Neologism researcher Brianne Hughes has created a Wordnik list of “Algorithm Avoidant Inventions” to collect algospeak examples.
“One ambitious effort is the theory of cliodynamics by Peter Turchin, which applies mathematical models to populations.”
The ‘clio-‘ of ‘cliodynamics’ comes the name of the muse of history in Greek mythology.
“Researcher Lee Vinsel called this phenomenon criti-hype—criticism that tends up portraying technology as all powerful instead of calling out its limitations.”
Vinsel created the word ‘criti-hype’ in a 2021 Medium post titled “You’re Doing It Wrong: Notes on Criticism and Technology Hype“.
“In 2011, Alex Krizhevsky, Ilya Sutskever, and Geoffrey Hinton decided to take a crack at the ImageNet competition using neural networks, which by then had been branded “deep learning” because of the key insight that having more layers (depth) improves accuracy.”
Neural networks, despite the name, are not intended to realistically model the behavior of actual neurons.

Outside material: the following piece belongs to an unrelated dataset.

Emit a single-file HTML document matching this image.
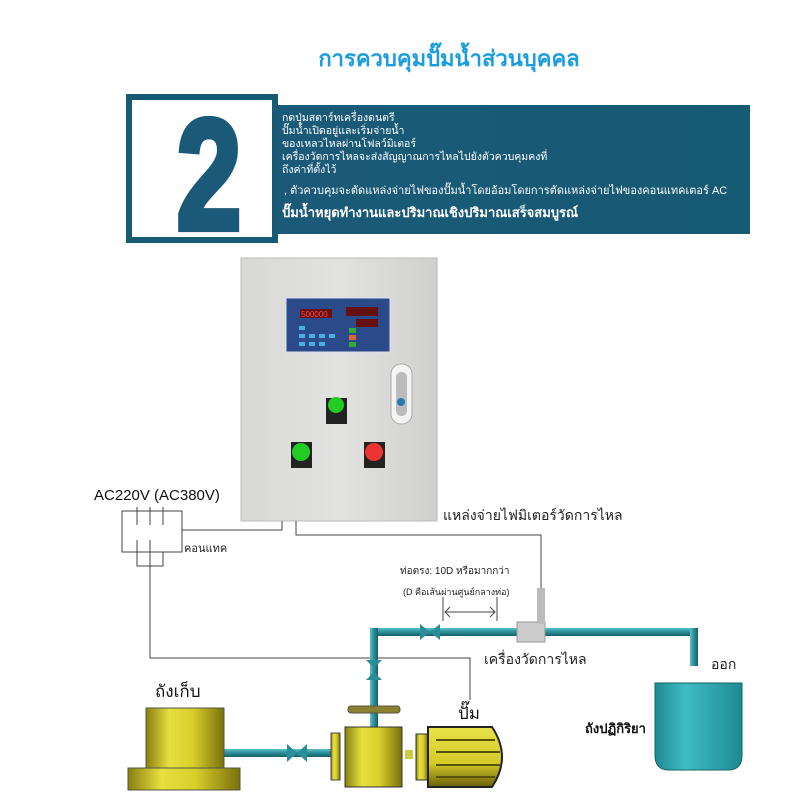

“Instead of removal, the post can be slapped with a warning, or, if it is a “borderline” policy violation, it might be silently shown to fewer users than it otherwise would. This is a notable development in the last few years known as downranking or demotion, or, colloquially, shadowbanning.”
Rich Kyanka, the creator of Something Awful, claims that the term ‘shadow ban’ was created on that forum. A 2018 explainer from Vice, “Where Did the Concept of ‘Shadow Banning’ Come From?” highlights similar practices, including ‘twit bit’, ‘bozo filter’, and ‘toading’.